CARSON, Calif. – Patrick Mahomes' first Week 1 start could not have gone any better. The second-year quarterback became the third player in Chiefs' history to throw for four touchdowns in an opener.
Before Kansas City fans begin running wild with Mahomes mania, though, coach Andy Reid and Mahomes are quick to point out there are still plenty of things to work on.
"I thought he did a nice job. He has things that he has to work on, like everybody, and he knows it," Reid said after the Chiefs' 38-28 victory over the Los Angeles Chargers on Sunday. "This will be a great learning tool for him as he evaluates the tape. He made plays, he did it with his legs, he did it throwing, he did it with checks."
Mahomes, who was the 10th overall pick in the 2017 draft, was 15 of 27 for 256 yards as he improved to 2-0 in his career as a starter.
Mahomes began strong, completing all three passes on his first drive, including a 58-yard touchdown to Tyreek Hill on what was originally a run play with a pass option. He went 4 of 11 the rest of the first half as many of his passes sailed high.

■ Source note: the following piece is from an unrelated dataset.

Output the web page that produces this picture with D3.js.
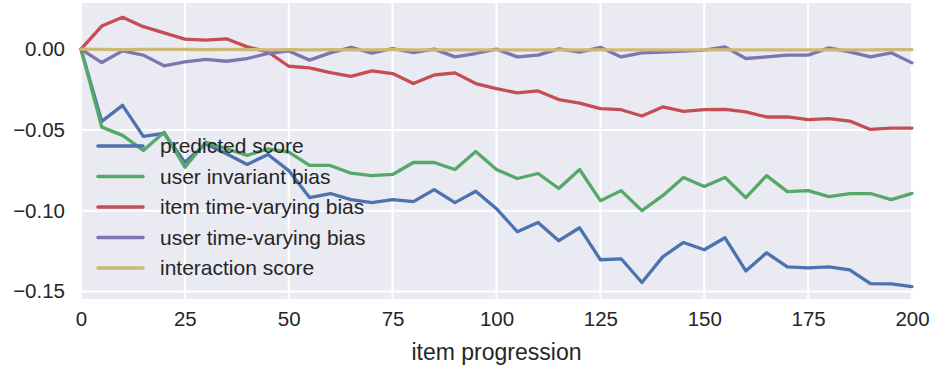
<!DOCTYPE html>
<html>
<head>
<meta charset="utf-8">
<script src="https://cdn.jsdelivr.net/npm/d3@7"></script>
<style>
  body { margin: 0; background: #fff; }
  text { font-family: "Liberation Sans", Arial, sans-serif; fill: #262626; }
</style>
</head>
<body>
<script>
// Data: x positions and one array per series
var steps = [0,5,10,15,20,25,30,35,40,45,50,55,60,65,70,75,80,85,90,95,100,
             105,110,115,120,125,130,135,140,145,150,155,160,165,170,175,180,185,190,195,200];

var predictedScore = [0,-0.0447,-0.0348,-0.0540,-0.0522,-0.0700,-0.0586,-0.0648,-0.0714,-0.0652,-0.0752,
  -0.0919,-0.0894,-0.0932,-0.0950,-0.0932,-0.0944,-0.0870,-0.0950,-0.0880,-0.0988,
  -0.1130,-0.1073,-0.1186,-0.1106,-0.1304,-0.1298,-0.1445,-0.1286,-0.1197,-0.1242,
  -0.1168,-0.1373,-0.1261,-0.1348,-0.1354,-0.1348,-0.1366,-0.1452,-0.1453,-0.1470];

var userInvariantBias = [0,-0.0483,-0.0534,-0.0627,-0.0514,-0.0731,-0.0576,-0.0617,-0.0658,-0.0617,-0.0638,
  -0.0720,-0.0720,-0.0768,-0.0783,-0.0776,-0.0702,-0.0702,-0.0745,-0.0634,-0.0745,
  -0.0801,-0.0770,-0.0863,-0.0745,-0.0938,-0.0876,-0.1000,-0.0907,-0.0795,-0.0851,
  -0.0795,-0.0919,-0.0783,-0.0882,-0.0876,-0.0913,-0.0894,-0.0894,-0.0932,-0.0893];

var itemTimeVaryingBias = [0,0.0143,0.0197,0.0139,0.0101,0.0062,0.0056,0.0064,0.0014,-0.0017,-0.0106,
  -0.0116,-0.0145,-0.0168,-0.0135,-0.0151,-0.0213,-0.0160,-0.0147,-0.0213,-0.0244,
  -0.0271,-0.0259,-0.0312,-0.0334,-0.0368,-0.0375,-0.0414,-0.0358,-0.0385,-0.0375,
  -0.0373,-0.0389,-0.0420,-0.0420,-0.0437,-0.0430,-0.0445,-0.0497,-0.0489,-0.0489];

var userTimeVaryingBias = [0,-0.0083,-0.0011,-0.0037,-0.0103,-0.0079,-0.0064,-0.0075,-0.0058,-0.0027,-0.0011,
  -0.0068,-0.0023,0.0011,-0.0025,0.0004,-0.0021,0.0000,-0.0048,-0.0027,0.0000,
  -0.0048,-0.0037,0.0002,-0.0019,0.0011,-0.0048,-0.0023,-0.0018,-0.0012,-0.0006,
  0.0014,-0.0058,-0.0048,-0.0037,-0.0037,0.0008,-0.0017,-0.0048,-0.0023,-0.0085];

var interactionScore = [0,-0.0002,-0.0003,-0.0002,-0.0001,-0.0002,-0.0003,-0.0002,-0.0003,-0.0004,-0.0003,
  -0.0004,-0.0003,-0.0004,-0.0004,-0.0003,-0.0004,-0.0005,-0.0004,-0.0004,-0.0005,
  -0.0004,-0.0005,-0.0004,-0.0005,-0.0005,-0.0004,-0.0005,-0.0005,-0.0004,-0.0005,
  -0.0005,-0.0004,-0.0005,-0.0005,-0.0004,-0.0005,-0.0004,-0.0004,-0.0003,-0.0003];

var seriesNames = ["predicted score", "user invariant bias", "item time-varying bias",
                   "user time-varying bias", "interaction score"];
var seriesValues = [predictedScore, userInvariantBias, itemTimeVaryingBias,
                    userTimeVaryingBias, interactionScore];
var colors = ["#4C72B0", "#55A868", "#C44E52", "#8172B2", "#CCB974"];

var xTicks = [0, 25, 50, 75, 100, 125, 150, 175, 200];
var yTicks = [0, -0.05, -0.10, -0.15];

//Width and height
var w = 934;
var h = 370;
var plotLeft = 81, plotRight = 912, plotTop = 3, plotBottom = 299;

var xScale = d3.scaleLinear().domain([0, 200]).range([plotLeft, plotRight]);
var yScale = d3.scaleLinear().domain([-0.1547, 0.02857]).range([plotBottom, plotTop]);

var svg = d3.select("body")
    .append("svg")
    .attr("width", w)
    .attr("height", h);

// Plot background
svg.append("rect")
    .attr("x", plotLeft)
    .attr("y", plotTop)
    .attr("width", plotRight - plotLeft)
    .attr("height", plotBottom - plotTop)
    .attr("fill", "#EAEAF2");

// Gridlines
svg.append("g")
    .selectAll("line")
    .data(xTicks)
    .enter()
    .append("line")
    .attr("x1", function(d) { return xScale(d); })
    .attr("x2", function(d) { return xScale(d); })
    .attr("y1", plotTop)
    .attr("y2", plotBottom)
    .attr("stroke", "#fff")
    .attr("stroke-width", 2);

svg.append("g")
    .selectAll("line")
    .data(yTicks)
    .enter()
    .append("line")
    .attr("x1", plotLeft)
    .attr("x2", plotRight)
    .attr("y1", function(d) { return yScale(d); })
    .attr("y2", function(d) { return yScale(d); })
    .attr("stroke", "#fff")
    .attr("stroke-width", 2);

// Axes (tick labels only, seaborn darkgrid style)
var xAxis = d3.axisBottom(xScale).tickValues(xTicks).tickSize(0).tickPadding(12)
    .tickFormat(d3.format("d"));
var yAxis = d3.axisLeft(yScale).tickValues(yTicks).tickSize(0).tickPadding(16)
    .tickFormat(function(d) { return d3.format(".2f")(d).replace("-", "\u2212"); });

var gx = svg.append("g")
    .attr("transform", `translate(0, ${plotBottom})`)
    .call(xAxis);
gx.select(".domain").remove();
gx.selectAll("text").attr("font-size", "20.5px").attr("fill", "#262626")
    .attr("font-family", "'Liberation Sans', Arial, sans-serif");

var gy = svg.append("g")
    .attr("transform", `translate(${plotLeft}, 0)`)
    .call(yAxis);
gy.select(".domain").remove();
gy.selectAll("text").attr("font-size", "20.5px").attr("fill", "#262626")
    .attr("font-family", "'Liberation Sans', Arial, sans-serif");

// Axis title
svg.append("text")
    .attr("x", (plotLeft + plotRight) / 2)
    .attr("y", 360)
    .attr("text-anchor", "middle")
    .attr("font-size", "23px")
    .text("item progression");

// Lines
var line = d3.line()
    .x(function(d, i) { return xScale(steps[i]); })
    .y(function(d) { return yScale(d); });

svg.append("g")
    .selectAll("path")
    .data(seriesValues)
    .enter()
    .append("path")
    .attr("d", line)
    .attr("fill", "none")
    .attr("stroke", function(d, i) { return colors[i]; })
    .attr("stroke-width", 3.3)
    .attr("stroke-linejoin", "round")
    .attr("stroke-linecap", "round");

// Legend
var legend = svg.append("g")
    .selectAll("g")
    .data(seriesNames)
    .enter()
    .append("g")
    .attr("transform", function(d, i) { return "translate(98," + (146 + i * 30.5) + ")"; });

legend.append("line")
    .attr("x1", 0)
    .attr("x2", 45)
    .attr("stroke", function(d, i) { return colors[i]; })
    .attr("stroke-width", 3.5)
    .attr("stroke-linecap", "round");

legend.append("text")
    .attr("x", 62)
    .attr("dy", "0.35em")
    .attr("font-size", "21px")
    .text(function(d) { return d; });
</script>
</body>
</html>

In the second half, he settled in and directed touchdowns on 3 of 6 drives. Mahomes was 8 of 13 for 125 yards and three touchdowns passing after halftime.
Mahomes said extending possessions will be an area of focus when preparations begin for next Sunday's game against Pittsburgh.

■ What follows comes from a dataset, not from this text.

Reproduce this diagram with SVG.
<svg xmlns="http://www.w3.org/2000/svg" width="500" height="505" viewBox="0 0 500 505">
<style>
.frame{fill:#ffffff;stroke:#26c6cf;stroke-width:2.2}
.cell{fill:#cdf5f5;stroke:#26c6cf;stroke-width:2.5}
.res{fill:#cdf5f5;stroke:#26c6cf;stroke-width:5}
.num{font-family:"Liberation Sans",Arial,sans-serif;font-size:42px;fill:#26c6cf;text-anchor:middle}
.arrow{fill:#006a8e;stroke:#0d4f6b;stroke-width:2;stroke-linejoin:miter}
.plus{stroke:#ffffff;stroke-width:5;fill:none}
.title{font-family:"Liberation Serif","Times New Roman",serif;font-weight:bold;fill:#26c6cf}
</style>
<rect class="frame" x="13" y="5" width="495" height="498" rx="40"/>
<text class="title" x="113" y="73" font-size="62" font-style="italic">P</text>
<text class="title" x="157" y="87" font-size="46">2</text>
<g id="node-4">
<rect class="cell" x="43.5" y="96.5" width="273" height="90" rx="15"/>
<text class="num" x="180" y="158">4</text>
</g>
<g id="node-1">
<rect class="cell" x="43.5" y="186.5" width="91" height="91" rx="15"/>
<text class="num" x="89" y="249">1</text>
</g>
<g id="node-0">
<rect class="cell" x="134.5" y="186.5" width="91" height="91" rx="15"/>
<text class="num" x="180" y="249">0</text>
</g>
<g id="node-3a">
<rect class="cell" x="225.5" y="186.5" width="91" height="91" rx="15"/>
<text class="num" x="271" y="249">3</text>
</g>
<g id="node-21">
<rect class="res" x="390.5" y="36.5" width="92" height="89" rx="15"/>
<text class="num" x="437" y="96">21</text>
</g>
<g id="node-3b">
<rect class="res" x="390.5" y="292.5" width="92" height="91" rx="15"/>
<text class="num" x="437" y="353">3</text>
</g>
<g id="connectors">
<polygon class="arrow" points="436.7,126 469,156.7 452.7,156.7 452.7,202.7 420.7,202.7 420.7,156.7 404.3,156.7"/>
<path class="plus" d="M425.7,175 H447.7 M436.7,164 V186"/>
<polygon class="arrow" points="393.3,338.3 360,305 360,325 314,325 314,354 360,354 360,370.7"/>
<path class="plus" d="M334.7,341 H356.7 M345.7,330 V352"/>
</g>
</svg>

"I feel like we left a lot out there. We scored on some big plays but sustaining drives and executing wherever we need to execute is something I think we need to keep working on as we go throughout the rest of the season," he said.
MORE DANGEROUS HILL? Hill's speed and big-play ability as a returner and receiver already keep opposing coaches up at night. Defensive coordinators may have even more to worry about though as Mahomes said the third-year receiver has really improved his route running.

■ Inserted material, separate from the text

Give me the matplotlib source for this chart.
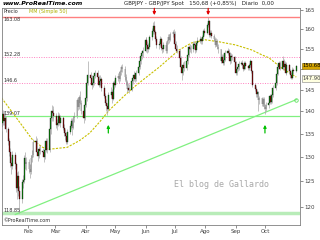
import matplotlib
matplotlib.use("Agg")
import matplotlib.pyplot as plt
import matplotlib.dates as mdates
from matplotlib.ticker import NullLocator
import numpy as np
import pandas as pd

# GBP/JPY daily candles, Jan 5 - Nov 2 2009
dates = pd.bdate_range("2009-01-05", "2009-11-02")

closes = [
    137.5, 139.5, 137.8, 138.6, 136.0,
    133.5, 131.0, 128.8, 128.2, 130.5,
    128.5, 123.6, 126.2, 123.0, 121.5,
    124.8, 125.2, 129.8, 128.5, 128.9,
    127.5, 127.0, 129.8, 130.5, 133.2,
    133.5, 131.0, 130.2, 131.8, 131.4,
    131.0, 130.0, 131.5, 133.5, 131.5,
    136.0, 138.5, 140.0, 139.6, 139.0,
    137.0, 137.5, 139.0, 137.5, 138.6,
    136.4, 135.2, 134.5, 133.2, 135.5,
    136.8, 137.8, 136.2, 138.5, 139.0,
    142.5, 141.0, 143.2, 142.0, 140.0,
    138.5, 141.5, 143.0, 146.6, 148.5,
    147.8, 146.0, 146.5, 148.3, 149.0,
    148.0, 146.2, 147.0, 147.5, 145.5,
    143.5, 142.0, 141.2, 140.5, 143.8,
    144.5, 142.8, 146.5, 146.0, 147.8,
    148.2, 147.5, 149.2, 150.5, 150.0,
    148.0, 146.8, 145.2, 145.5, 145.0,
    147.0, 147.8, 148.5, 147.5, 149.0,
    150.5, 152.0, 153.2, 153.8, 154.5,
    157.2, 156.0, 155.0, 155.5, 157.8,
    159.5, 160.8, 159.2, 157.5, 156.0,
    156.2, 157.5, 155.2, 154.8, 156.0,
    154.5, 156.8, 158.0, 157.2, 158.6,
    159.2, 158.8, 156.2, 155.0, 154.5,
    152.6, 150.5, 149.0, 151.0, 150.2,
    151.8, 153.5, 155.5, 155.0, 154.8,
    156.2, 155.8, 154.6, 156.5, 157.0,
    157.5, 156.8, 157.8, 159.5, 159.0,
    161.0, 162.0, 158.5, 159.0, 158.2,
    157.5, 156.0, 157.0, 155.5, 154.8,
    152.0, 153.0, 151.5, 152.2, 154.0,
    154.5, 153.8, 151.8, 153.2, 152.8,
    151.6, 149.0, 150.0, 150.5, 151.2,
    151.5, 150.8, 150.0, 151.5, 150.6,
    150.2, 150.8, 151.8, 149.5, 146.0,
    145.2, 144.0, 144.5, 142.5, 143.0,
    141.8, 142.8, 141.0, 140.6, 141.5,
    142.0, 143.5, 142.2, 143.8, 145.5,
    146.5, 148.8, 150.5, 151.5, 150.0,
    152.0, 150.5, 151.2, 149.0, 150.8,
    149.5, 148.5, 147.8, 149.8, 149.4,
    150.68,
]

highs = [
    138.4, 140.3, 140.0, 139.5, 139.0,
    136.5, 134.2, 132.0, 130.0, 131.4,
    131.2, 129.0, 127.0, 127.2, 124.0,
    125.5, 126.4, 130.4, 131.0, 130.0,
    129.6, 128.6, 130.5, 131.6, 133.8,
    134.6, 134.2, 131.8, 132.4, 132.6,
    132.0, 131.6, 132.0, 134.0, 134.2,
    136.6, 139.0, 141.5, 141.2, 140.6,
    139.6, 138.4, 139.8, 139.6, 139.2,
    139.0, 137.2, 136.0, 135.4, 136.0,
    137.4, 138.6, 138.4, 139.0, 139.8,
    143.0, 143.2, 143.8, 144.8, 142.6,
    140.6, 142.0, 143.6, 147.2, 152.0,
    149.2, 148.4, 147.4, 148.8, 149.8,
    149.6, 148.6, 147.6, 148.6, 148.0,
    146.0, 144.2, 142.8, 142.0, 144.4,
    145.6, 145.2, 147.0, 147.4, 148.4,
    149.0, 149.4, 149.8, 151.0, 151.2,
    150.6, 148.8, 147.4, 146.6, 146.4,
    147.6, 148.6, 149.4, 149.0, 149.8,
    151.0, 152.6, 154.0, 154.6, 155.4,
    157.8, 158.0, 156.8, 156.4, 158.4,
    160.2, 161.8, 162.0, 159.8, 158.2,
    157.0, 158.2, 158.0, 156.0, 156.6,
    156.6, 157.2, 158.8, 158.6, 159.2,
    159.8, 160.0, 159.4, 156.8, 155.8,
    155.0, 153.2, 151.0, 151.6, 151.8,
    152.4, 154.0, 156.0, 156.2, 155.8,
    156.8, 157.0, 156.4, 157.0, 157.8,
    158.2, 158.0, 158.4, 160.0, 160.2,
    161.6, 163.08, 162.4, 159.8, 159.6,
    158.8, 158.0, 157.6, 157.4, 156.2,
    155.0, 153.6, 153.6, 152.8, 154.6,
    155.2, 155.0, 154.2, 153.8, 153.6,
    153.2, 152.0, 150.4, 150.8, 151.8,
    152.0, 152.2, 151.2, 152.0, 151.8,
    151.0, 151.4, 152.4, 152.0, 149.8,
    146.6, 145.8, 145.0, 144.8, 143.6,
    143.4, 143.4, 143.2, 141.6, 142.2,
    142.6, 144.0, 144.0, 144.4, 146.0,
    147.0, 149.4, 151.0, 152.0, 151.8,
    153.2, 152.4, 151.8, 151.6, 151.4,
    151.2, 150.0, 149.2, 150.4, 150.2,
    151.0,
]

lows = [
    135.6, 137.0, 136.9, 137.2, 135.4,
    132.6, 130.2, 128.0, 126.5, 127.6,
    127.6, 122.8, 121.6, 122.0, 118.85,
    120.8, 123.6, 124.6, 127.6, 127.4,
    126.8, 125.8, 126.6, 129.0, 130.0,
    132.4, 130.4, 129.2, 129.8, 130.6,
    130.2, 129.0, 129.6, 131.0, 130.8,
    131.0, 135.0, 137.8, 138.6, 137.8,
    136.2, 135.8, 136.8, 137.0, 136.6,
    135.8, 134.6, 133.6, 132.8, 132.8,
    135.0, 136.0, 134.8, 136.0, 137.6,
    138.6, 140.4, 140.6, 141.6, 139.4,
    137.4, 138.0, 141.0, 142.4, 146.0,
    147.0, 145.2, 145.6, 146.0, 147.8,
    147.4, 145.6, 145.8, 146.4, 144.8,
    143.0, 141.4, 140.2, 139.3, 140.2,
    143.0, 142.0, 142.6, 145.2, 145.6,
    147.0, 146.6, 147.0, 148.6, 149.2,
    147.4, 146.0, 144.4, 144.6, 144.2,
    144.6, 146.4, 147.0, 146.8, 147.0,
    148.6, 150.0, 151.2, 152.4, 153.0,
    154.2, 155.4, 154.0, 154.2, 155.0,
    157.2, 158.8, 158.6, 156.8, 155.2,
    154.8, 155.6, 154.6, 153.8, 154.2,
    153.8, 154.0, 156.2, 156.4, 156.8,
    157.8, 158.0, 155.6, 154.4, 153.8,
    152.0, 150.0, 147.3, 148.6, 149.4,
    149.8, 151.2, 153.0, 154.2, 154.0,
    154.2, 155.0, 154.0, 154.2, 156.0,
    156.4, 156.2, 156.2, 157.4, 158.4,
    158.6, 160.4, 158.0, 157.8, 157.6,
    157.0, 155.4, 155.6, 155.0, 154.0,
    151.4, 151.6, 150.8, 151.0, 151.8,
    153.4, 153.2, 151.2, 151.4, 152.2,
    151.0, 148.6, 148.4, 149.4, 149.8,
    150.8, 150.2, 149.4, 149.8, 150.0,
    149.6, 149.6, 150.4, 149.0, 145.6,
    144.6, 143.4, 143.4, 140.0, 141.8,
    141.2, 141.2, 140.6, 139.5, 140.2,
    140.8, 141.6, 141.8, 142.0, 143.4,
    145.0, 146.2, 148.4, 150.0, 149.6,
    149.8, 150.0, 150.2, 148.4, 148.8,
    149.0, 147.8, 147.6, 147.6, 148.8,
    149.2,
]
first_open = 136.5

# 50 day simple moving average, read at a few points
ma_dates = ["2009-01-05", "2009-01-24", "2009-02-06", "2009-02-16", "2009-02-23",
            "2009-03-13", "2009-03-26", "2009-04-05", "2009-04-15", "2009-04-25",
            "2009-05-09", "2009-05-19", "2009-06-02", "2009-06-15", "2009-07-05",
            "2009-07-18", "2009-08-01", "2009-08-15", "2009-09-01", "2009-09-18",
            "2009-09-28", "2009-10-05", "2009-10-18", "2009-11-02"]
ma_values = [143.1, 137.4, 133.6, 132.1, 131.7,
             132.1, 133.6, 135.2, 137.6, 140.3,
             143.3, 145.4, 148.0, 150.4, 154.6,
             156.4, 157.2, 156.7, 155.9, 154.6,
             153.4, 152.7, 150.2, 148.0]

# user drawn levels
resistance = 163.08
dotted_levels = [153.0, 146.5]
dotted_labels = ["152.28", "146.6"]
support = 139.07
bottom_level = 118.85
trend_dates = ["2009-01-19", "2009-11-02"]
trend_values = [118.5, 142.7]
red_arrow_dates = ["2009-06-10", "2009-08-04"]
green_arrow_dates = ["2009-04-24", "2009-10-01"]

last_price = "150.68"
ma_last = "147.90"

month_ticks = ["2009-02-01", "2009-03-01", "2009-04-01", "2009-05-01", "2009-06-01",
               "2009-07-01", "2009-08-01", "2009-09-01", "2009-10-01"]
month_labels = ["Feb", "Mar", "Abr", "May", "Jun", "Jul", "Ago", "Sep", "Oct"]
y_ticks = [120, 125, 130, 135, 140, 145, 150, 155, 160, 165]

# ---------------------------------------------------------------
closes = np.array(closes)
highs = np.array(highs)
lows = np.array(lows)
opens = np.r_[first_open, closes[:-1]]
x = mdates.date2num(dates)

fig = plt.figure(figsize=(3.2, 2.4), dpi=100)
ax = fig.add_axes([2 / 320, 15 / 240, 298 / 320, 217 / 240])
ax.set_yscale("log")

feb1 = mdates.date2num(pd.Timestamp("2009-02-01"))
ax.set_xlim(feb1 - 26.6, feb1 + 277.8)
ax.set_ylim(116.5, 165.5)

# horizontal levels
ax.axhline(resistance, color="#ff8080", lw=1.0, zorder=1)
for lv in dotted_levels:
    ax.axhline(lv, color="#ff80c0", lw=0.7, ls=(0, (1, 1.5)), zorder=1)
ax.axhline(support, color="#80f080", lw=0.9, zorder=1)
ax.axhline(bottom_level, color="#b8ecb8", lw=2.5, zorder=1)

td = mdates.date2num(pd.to_datetime(trend_dates))
ax.plot(td, trend_values, color="#80f080", lw=0.9, zorder=1)
ax.plot(td[-1], trend_values[-1], "o", mfc="none", mec="#60e060", ms=2.5, mew=0.6, zorder=1)

# moving average
md = mdates.date2num(pd.to_datetime(ma_dates))
ax.plot(md, ma_values, color="#c8c000", lw=0.8, ls=(0, (2, 1.2)), zorder=2)

# candles
up = closes >= opens
ax.vlines(x, lows, highs, color="#a8a8a8", lw=0.5, zorder=3)
ax.bar(x[up], closes[up] - opens[up], bottom=opens[up], width=0.8,
       color="#008c00", edgecolor="#1a1a1a", linewidth=0.25, zorder=4)
ax.bar(x[~up], opens[~up] - closes[~up], bottom=closes[~up], width=0.8,
       color="#8c0000", edgecolor="#1a1a1a", linewidth=0.25, zorder=4)

# arrows
for d in red_arrow_dates:
    xd = mdates.date2num(pd.Timestamp(d))
    ax.annotate("", xy=(xd, 163.6), xytext=(xd, 165.4),
                arrowprops=dict(arrowstyle="-|>", color="#e00000", lw=0.9,
                                mutation_scale=4, shrinkA=0, shrinkB=0))
for d in green_arrow_dates:
    xd = mdates.date2num(pd.Timestamp(d))
    ax.annotate("", xy=(xd, 137.0), xytext=(xd, 135.2),
                arrowprops=dict(arrowstyle="-|>", color="#00c000", lw=0.9,
                                mutation_scale=4, shrinkA=0, shrinkB=0))

# axes styling
for s in ax.spines.values():
    s.set_color("#808080")
    s.set_linewidth(0.6)
ax.yaxis.tick_right()
ax.yaxis.set_minor_locator(NullLocator())
ax.set_yticks(y_ticks)
# the 150 label sits under the last price box
ax.set_yticklabels(["" if v == 150 else str(v) for v in y_ticks])
ax.set_xticks(mdates.date2num(pd.to_datetime(month_ticks)))
ax.set_xticklabels(month_labels)
ax.tick_params(axis="both", length=2, width=0.5, colors="#606060",
               labelsize=4, pad=1, labelcolor="#404040")

# labels inside the plot
yt = ax.get_yaxis_transform()
lab = dict(transform=yt, fontsize=3.5, color="#303030", ha="left")
ax.text(0.005, resistance, "163.08", va="top", **lab)
ax.text(0.005, dotted_levels[0], dotted_labels[0], va="bottom", **lab)
ax.text(0.005, dotted_levels[1], dotted_labels[1], va="bottom", **lab)
ax.text(0.005, support, "139.07", va="bottom", **lab)
ax.text(0.005, bottom_level, "118.85", va="bottom", **lab)
ax.text(0.005, 0.995, "Precio", transform=ax.transAxes, fontsize=3.5,
        va="top", ha="left", color="#303030")
ax.text(0.09, 0.995, "MM (Simple 50)", transform=ax.transAxes, fontsize=3.5,
        va="top", ha="left", color="#b0b000")
ax.text(0.005, 0.01, "\u00a9ProRealTime.com", transform=ax.transAxes, fontsize=3.5,
        va="bottom", ha="left", color="#303030")
ax.text(0.735, 0.185, "El blog de Gallardo", transform=ax.transAxes,
        fontsize=6, family="DejaVu Sans Mono", color="#a8a8a8",
        ha="center", va="center")

# last price and MA boxes on the right axis
ax.text(1.008, float(last_price), last_price, transform=yt, fontsize=3.8,
        va="center", ha="left", color="black", clip_on=False, zorder=10,
        bbox=dict(boxstyle="square,pad=0.15", fc="#d4a400", ec="#806000", lw=0.4))
ax.text(1.008, 147.6, ma_last, transform=yt, fontsize=3.8,
        va="center", ha="left", color="#404040", clip_on=False, zorder=10,
        bbox=dict(boxstyle="square,pad=0.15", fc="#ffffe0", ec="#808080", lw=0.4))

# header
fig.text(2 / 320, 1 - 1 / 240, "www.ProRealTime.com", fontsize=4.5,
         weight="bold", style="italic", va="top", ha="left")
fig.text(124 / 320, 1 - 1 / 240,
         "GBPJPY - GBP/JPY Spot   150,68 (+0,85%)   Diario  0,00",
         fontsize=4.0, va="top", ha="left", color="#202020")

fig.savefig("out.png", dpi=100)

"I think today has showed that he has improved in his part and has the speed to bring it any time," Mahomes said.
On his 58-yard touchdown reception in the first quarter to give the Chiefs a 14-3 lead, Hill ran a well-timed slant to the middle of the field and then eluded a diving tackle attempt by Jahleel Addae as he found a seam up the left sideline.
"I just have to run my route and be there. There's a certain spot on the field that I have to be and he's going to throw it there every time. Then after that, it's history," said Hill, who finished with seven receptions for 169 yards and three touchdowns.
TOUR DE RIVERS: Despite two turnovers that led to 14 Kansas City points and giving up a punt return for a touchdown, Chargers quarterback Philip Rivers wasn't concentrating on an 0-1 start but was focusing on the big picture of the rest of the season.
"I'm not much of a cycling fan, but I compare the NFL season to the Tour de France. It's all those stages, and that's what the NFL season is to me," said Rivers, who was 34 of 51 for 424 yards with three touchdowns and an interception. "There's 16 stages you get, and you dang sure better win your fair share of them, but it's a long deal, and we're down after the first stage, and we've got a chance in Buffalo to get a win and get to 1-1."
Rivers doesn't want to see the Chargers fall too far back of the AFC playoff peloton. The Chargers won nine of their final 12 games last season but missed the playoffs due to an 0-4 start.
INJURIES: Chiefs LB Ben Niemann injured his hamstring. Reid said he did not know the severity of the injury and said it was likely going to be week-to-week. S Eric Berry made the trip but was inactive due to a heel injury.
STREAKING ALONG: Kansas City has a nine-game winning streak over the Chargers, which is the longest in the 116-game rivalry dating to the American Football League.
However, it is not the Chiefs' longest streak against an AFC West foe. They won 11 straight over Denver from 1964 to '69.